You always want to be firm but anytime a death is involved, particularly of a child, you don't want to be firm at the expense of being loving and supportive. You want to take her well being into account, but not at the expense of the integrity of the church or its testimony before the world. And you also want to be able to discern what is a legitimate need, what is a reasonable request, and what is, as annsi called it, emotional blackmail.
People leave churches for all sorts of reasons. Sometimes they're legitimate, sometimes they're not. If she doesn't feel that she can submit or if she really feels that this is a deal breaker, then I don't want to keep her in a church she doesn't want to be in. But when we get the call asking for her "letter" and asking why she left the church, I just hope she isn't mad when we tell them.
But the other thing is that if that were the "compromise", I'd tell her just to go ahead and do it in a Catholic Church.
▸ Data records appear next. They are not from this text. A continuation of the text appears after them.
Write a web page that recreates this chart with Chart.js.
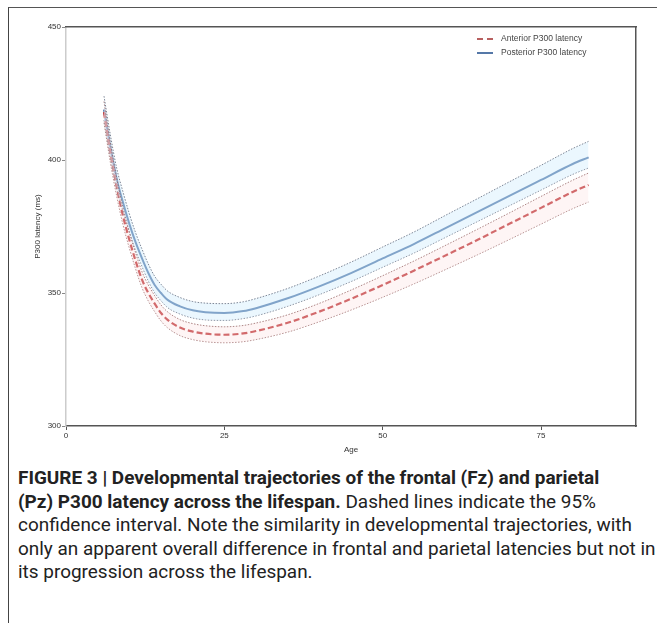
<!DOCTYPE html>
<html>
<head>
<meta charset="utf-8">
<script src="https://cdn.jsdelivr.net/npm/chart.js@4/dist/chart.umd.min.js"></script>
<style>
  html, body { margin: 0; padding: 0; background: #fff; }
  body { width: 657px; height: 623px; position: relative; overflow: hidden; }
  .frame { position: absolute; left: 8px; top: 7px; right: -4px; bottom: -4px;
           border-left: 1.5px solid #444; border-top: 1.5px solid #555; }
  .plot { position: absolute; left: 0; top: 0; width: 657px; height: 455px; }
  .legend { position: absolute; left: 477px; top: 32px; font: 8.5px "Liberation Sans", Arial, sans-serif; color: #444; }
  .legend div { height: 14px; line-height: 12px; white-space: nowrap; }
  .legend .smp { display: inline-block; width: 16px; vertical-align: middle; margin-right: 8px; }
  .smp.ant { border-top: 2px dashed #b86060; }
  .smp.post { border-top: 2px solid #5578a8; }
  .caption { position: absolute; left: 18px; top: 466px; white-space: nowrap;
             font: 18.95px Roboto, "Liberation Sans", sans-serif; line-height: 23.5px; color: #222; }
  .caption b { font-weight: 700; }
</style>
</head>
<body>
<div class="frame"></div>
<div class="plot"><canvas id="c" width="657" height="455"></canvas></div>
<div class="legend">
  <div><span class="smp ant"></span>Anterior P300 latency</div>
  <div><span class="smp post"></span>Posterior P300 latency</div>
</div>
<div class="caption"><b>FIGURE 3 | Developmental trajectories of the frontal (Fz) and parietal</b><br><b>(Pz) P300 latency across the lifespan.</b> Dashed lines indicate the 95%<br>confidence interval. Note the similarity in developmental trajectories, with<br>only an apparent overall difference in frontal and parietal latencies but not in<br>its progression across the lifespan.</div>
<script>
// Alter in Jahren (x) und Latenzen in ms
const ages = [6, 7, 8, 9, 10, 11, 12, 13, 14, 15, 16, 18, 20, 22, 25, 28, 30, 35, 40, 45, 50, 55, 60, 65, 70, 75, 80, 82.5];

const posterior      = [419, 405, 393, 384, 376, 369, 363, 357.5, 353, 350, 347.5, 345, 343.5, 342.8, 342.5, 343.2, 344.3, 348, 352.5, 357.5, 363, 368.5, 374.5, 380.5, 386.5, 392.5, 398.5, 401];
const posteriorUpper = [424, 409.5, 397, 388, 379.8, 372.6, 366.5, 360.9, 356.3, 353.3, 350.8, 348.3, 346.8, 346.2, 346, 346.7, 347.9, 351.7, 356.4, 361.6, 367.3, 373, 379.3, 385.5, 391.8, 398, 404.3, 407];
const posteriorLower = [415, 401.2, 389.5, 380.7, 372.8, 366, 360, 354.5, 350.1, 347.1, 344.6, 342.1, 340.6, 339.9, 339.7, 340.4, 341.4, 345, 349.4, 354.3, 359.7, 365.1, 371, 376.9, 382.8, 388.7, 394.6, 397];

const anterior      = [418, 403, 390, 379, 370, 362, 355, 350, 346, 342.5, 340, 337, 335.5, 334.7, 334.3, 334.8, 335.7, 338.8, 343, 347.8, 353, 358.5, 364.2, 370, 376, 382, 388, 390.6];
const anteriorUpper = [422, 406.6, 393.3, 382.1, 373, 365, 358, 353, 349, 345.5, 343, 340, 338.5, 337.7, 337.3, 337.8, 338.7, 341.8, 346.1, 351.1, 356.5, 362.1, 368, 374, 380.1, 386.3, 392.4, 395.1];
const anteriorLower = [414, 399.2, 386.5, 375.7, 366.9, 359, 352, 347, 343, 339.5, 337, 334, 332.5, 331.7, 331.3, 331.7, 332.5, 335.3, 339.2, 343.6, 348.4, 353.5, 358.9, 364.4, 370.1, 375.9, 381.7, 384.2];

const xTicks = [0, 25, 50, 75];
const yTicks = [300, 350, 400, 450];

const pts = (ys) => ages.map((a, i) => ({ x: a, y: ys[i] }));

const FONT = { family: '"Liberation Sans", Arial, sans-serif', size: 8 };

// CI-Linien: dünn gepunktet, Band sehr blass gefüllt
function ciSet(ys, color, fill, bg) {
  return {
    data: pts(ys), borderColor: color, borderWidth: 1, borderDash: [1.5, 1.5],
    pointRadius: 0, fill: fill, backgroundColor: bg, cubicInterpolationMode: 'monotone',
  };
}

new Chart(document.getElementById('c'), {
  type: 'line',
  data: {
    datasets: [
      ciSet(anteriorUpper, 'rgba(140,85,85,0.7)', 1, 'rgba(252,222,222,0.3)'),
      ciSet(anteriorLower, 'rgba(140,85,85,0.7)', false),
      ciSet(posteriorUpper, 'rgba(85,95,115,0.75)', 3, 'rgba(205,235,252,0.4)'),
      ciSet(posteriorLower, 'rgba(85,95,115,0.75)', false),
      {
        label: 'Anterior P300 latency', data: pts(anterior),
        borderColor: '#c0393b', borderWidth: 2.2, borderDash: [6, 3],
        pointRadius: 0, fill: false, cubicInterpolationMode: 'monotone',
      },
      {
        label: 'Posterior P300 latency', data: pts(posterior),
        borderColor: '#4f76a8', borderWidth: 2, pointRadius: 0, fill: false,
        cubicInterpolationMode: 'monotone',
      },
    ],
  },
  options: {
    responsive: false,
    animation: false,
    layout: { padding: { left: 0, top: 27, right: 21, bottom: 0 } },
    plugins: { legend: { display: false }, tooltip: { enabled: false } },
    scales: {
      x: {
        type: 'linear', min: 0, max: 90,
        afterBuildTicks: (s) => { s.ticks = xTicks.map((v) => ({ value: v })); },
        afterFit: (s) => { s.height = 29; },
        ticks: { font: FONT, color: '#333', padding: 1 },
        grid: { drawOnChartArea: false, tickLength: 4, color: '#555' },
        border: { color: '#555', width: 1.5 },
        title: { display: true, text: 'Age', font: FONT, color: '#333', padding: 0 },
      },
      y: {
        min: 300, max: 450,
        afterBuildTicks: (s) => { s.ticks = yTicks.map((v) => ({ value: v })); },
        afterFit: (s) => { s.width = 66; },
        ticks: { font: FONT, color: '#333', padding: 1 },
        grid: { drawOnChartArea: false, tickLength: 4, color: '#888' },
        border: { color: '#ccc', width: 1.5 },
        title: { display: true, text: 'P300 latency (ms)', font: FONT, color: '#333', padding: { top: 33, bottom: 0 } },
      },
      xTop: {
        type: 'linear', position: 'top', min: 0, max: 90,
        afterFit: (s) => { s.height = 0; },
        ticks: { display: false }, grid: { display: false },
        border: { color: '#555', width: 1.5 },
      },
      yRight: {
        position: 'right', min: 300, max: 450,
        afterFit: (s) => { s.width = 0; },
        ticks: { display: false }, grid: { display: false },
        border: { color: '#555', width: 1.5 },
      },
    },
  },
});
</script>
</body>
</html>
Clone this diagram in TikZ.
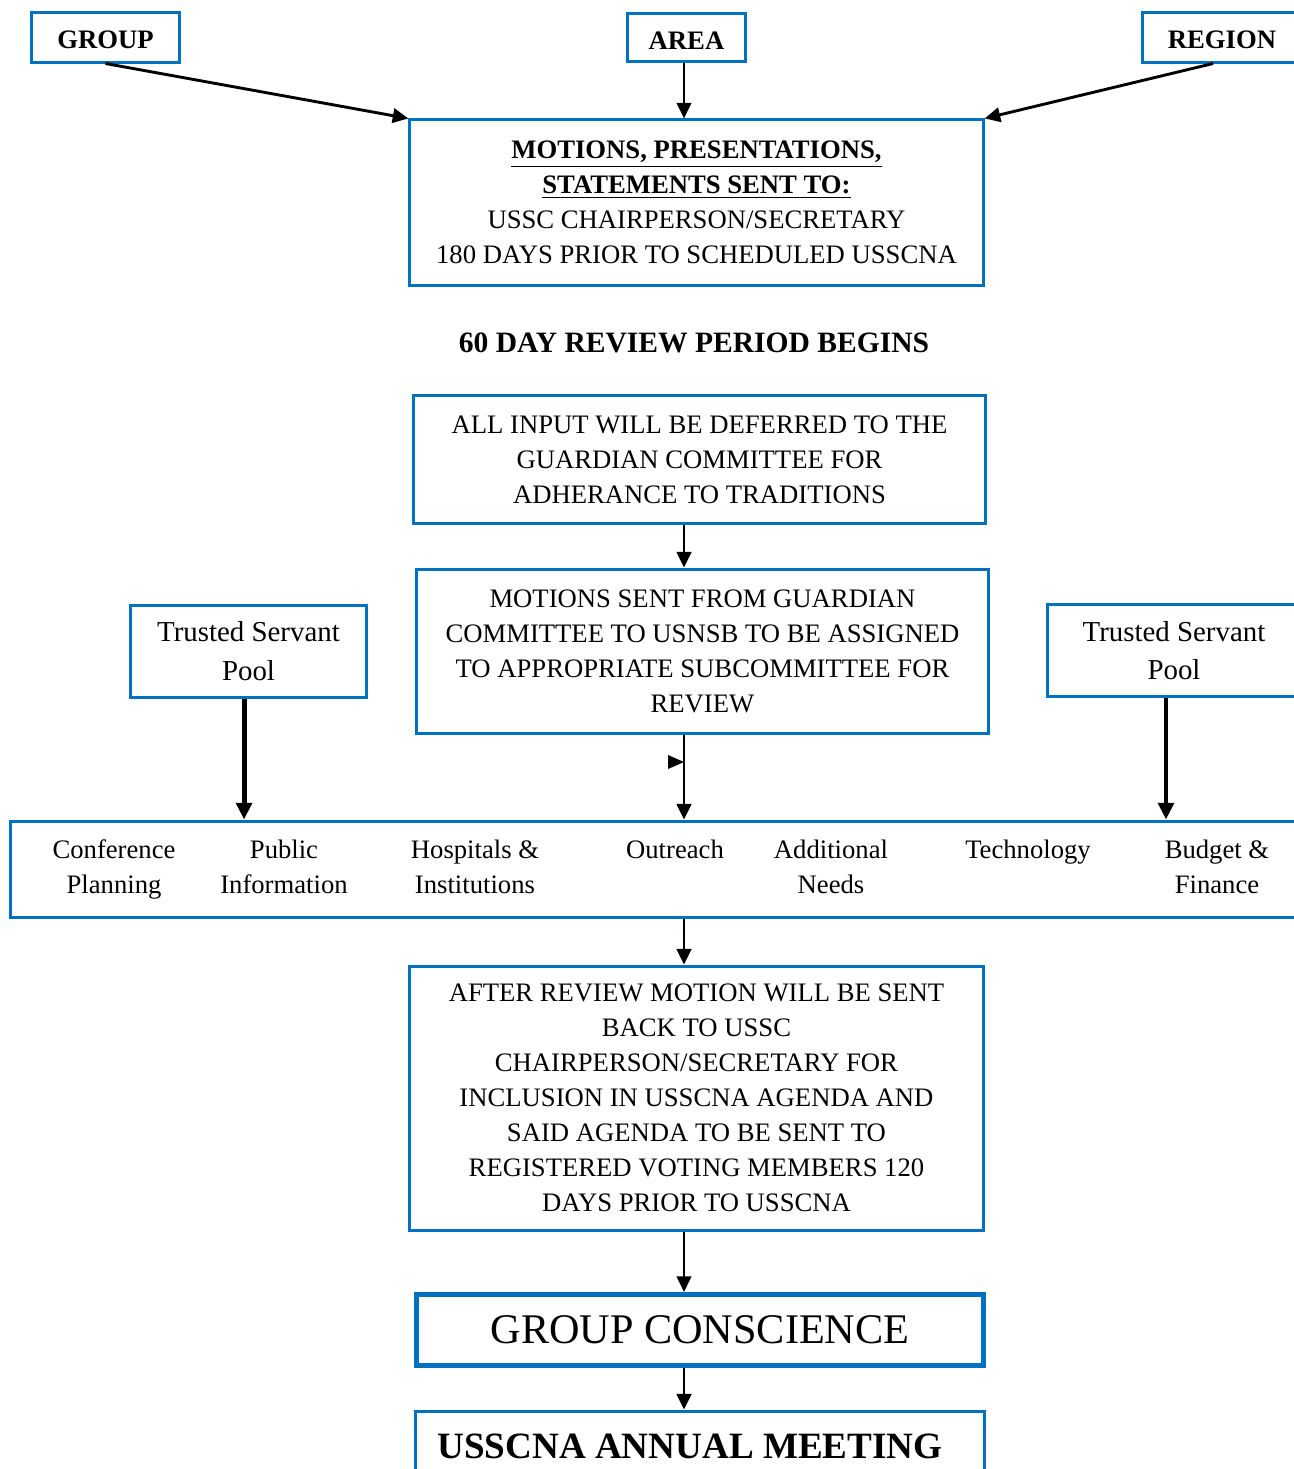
\documentclass[tikz,border=0pt]{standalone}
\usepackage{fontspec}
\setmainfont{Liberation Serif}
\usetikzlibrary{arrows.meta,positioning,calc}
\definecolor{wordblue}{HTML}{0070C0}

\begin{document}
\begin{tikzpicture}[x=0.45pt, y=-0.45pt,
    box/.style={draw=wordblue, line width=1.35pt, align=center, inner sep=0pt,
      font=\fontsize{12}{15.75}\selectfont},
    head/.style={box, text height=10.5pt, text depth=0pt},
    poolbox/.style={box, font=\fontsize{13}{17.2}\selectfont},
    lbl/.style={align=center, inner sep=0pt, font=\fontsize{12}{15.75}\selectfont},
    onelbl/.style={lbl, text height=8.5pt, text depth=2.6pt},
    arr/.style={-{Triangle[length=7pt,width=6.5pt]}, line width=1.3pt},
    fatarr/.style={-{Triangle[length=7.5pt,width=7pt]}, line width=2.2pt}]
  \useasboundingbox (0,0) rectangle (1294,1469);
  \clip (0,0) rectangle (1294,1469);

  % sources
  \node[head, minimum width=67pt, minimum height=22.5pt] (group) at (105.5,37) {\textbf{GROUP}};
  \node[head, minimum width=53.5pt, minimum height=22pt] (area) at (686.5,37.5) {\textbf{AREA}};
  \node[head, minimum width=72pt, minimum height=22.5pt] (region) at (1222,37) {\textbf{REGION}};

  \node[box, minimum width=258pt, minimum height=74.3pt] (motions) at (696.5,202.5)
    {\underline{\textbf{MOTIONS, PRESENTATIONS,}}\\
     \underline{\textbf{STATEMENTS SENT TO:}}\\
     USSC CHAIRPERSON/SECRETARY\\
     180 DAYS PRIOR TO SCHEDULED USSCNA};

  \coordinate (spine) at (684,0);
  \draw[arr] (group.south) -- (motions.north west);
  \draw[arr] (area.south -| spine) -- (motions.north -| spine);
  \draw[arr] ([xshift=-4pt]region.south) -- (motions.north east);

  \node[inner sep=0pt, font=\fontsize{13.3}{16}\bfseries] (review) at (694,343)
    {60 DAY REVIEW PERIOD BEGINS};

  \node[box, minimum width=257pt, minimum height=58pt] (input) at (699.5,459.5)
    {ALL INPUT WILL BE DEFERRED TO THE\\
     GUARDIAN COMMITTEE FOR\\
     ADHERANCE TO TRADITIONS};
  \node[box, minimum width=257pt, minimum height=73.8pt] (sent) at (702.5,651)
    {MOTIONS SENT FROM GUARDIAN\\
     COMMITTEE TO USNSB TO BE ASSIGNED\\
     TO APPROPRIATE SUBCOMMITTEE FOR\\
     REVIEW};
  \draw[arr] (input.south -| spine) -- (sent.north -| spine);

  \node[poolbox, minimum width=105.8pt, minimum height=41.4pt] (poolL) at (248.5,651)
    {Trusted Servant\\ Pool};
  \node[poolbox, minimum width=114.3pt, minimum height=41.8pt] (poolR) at (1174,650.5)
    {Trusted Servant\\ Pool};

  % subcommittees
  \node[box, minimum width=584.6pt, minimum height=43.2pt] (subs) at (660.5,869) {};
  \node[lbl] (conf) at (114,869) {Conference\\ Planning};
  \node[lbl] (pi) at (284,867) {Public\\ Information};
  \node[lbl] (hi) at (475,867) {Hospitals \&\\ Institutions};
  \node[onelbl] (outreach) at (675,852) {Outreach};
  \node[lbl] (needs) at (831,867) {Additional\\ Needs};
  \node[onelbl] (tech) at (1028,852) {Technology};
  \node[lbl] (budget) at (1217,867) {Budget \&\\ Finance};

  \draw[fatarr] ([xshift=-2pt]poolL.south) -- ([xshift=-2pt]poolL.south |- subs.north);
  \draw[fatarr] ([xshift=-3.6pt]poolR.south) -- ([xshift=-3.6pt]poolR.south |- subs.north);
  \draw[arr] (sent.south -| spine) -- (subs.north -| spine);
  \fill (668,755) -- (684,762) -- (668,769) -- cycle;

  \node[box, minimum width=258pt, minimum height=118.8pt] (after) at (696.5,1098)
    {AFTER REVIEW MOTION WILL BE SENT\\
     BACK TO USSC\\
     CHAIRPERSON/SECRETARY FOR\\
     INCLUSION IN USSCNA AGENDA AND\\
     SAID AGENDA TO BE SENT TO\\
     REGISTERED VOTING MEMBERS 120\\
     DAYS PRIOR TO USSCNA};
  \draw[arr] (subs.south -| spine) -- (after.north -| spine);

  \node[box, line width=2.25pt, minimum width=255pt, minimum height=32pt,
    font=\fontsize{19}{22}\selectfont] (conscience) at (700,1330) {GROUP CONSCIENCE};
  \draw[arr] (after.south -| spine) -- (conscience.north -| spine);

  \node[box, minimum width=256pt, minimum height=31.5pt,
    font=\fontsize{16.7}{20}\bfseries] (annual) at (700,1446)
    {USSCNA ANNUAL MEETING\hspace*{9pt}};
  \draw[arr] (conscience.south -| spine) -- (annual.north -| spine);
\end{tikzpicture}
\end{document}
And then there's the matter of, if the boy is Catholic, then what do you do when faced with having to preach the funeral of a non-Christian.
I believe you can be against a religion's teachings, but still love the people in that religion.
Many of the people here know the story behind our church. Nearly 2/3 of our membership are new converts (and when I say "new", I mean within the last three years) to Christianity. Because we live in such a heavily Catholic area, a significant number of those 2/3 came from Catholicism. I seriously doubt they would have converted, much less chosen our church, if they thought we hated them.
If it makes you feel any better, I do hate fire ants.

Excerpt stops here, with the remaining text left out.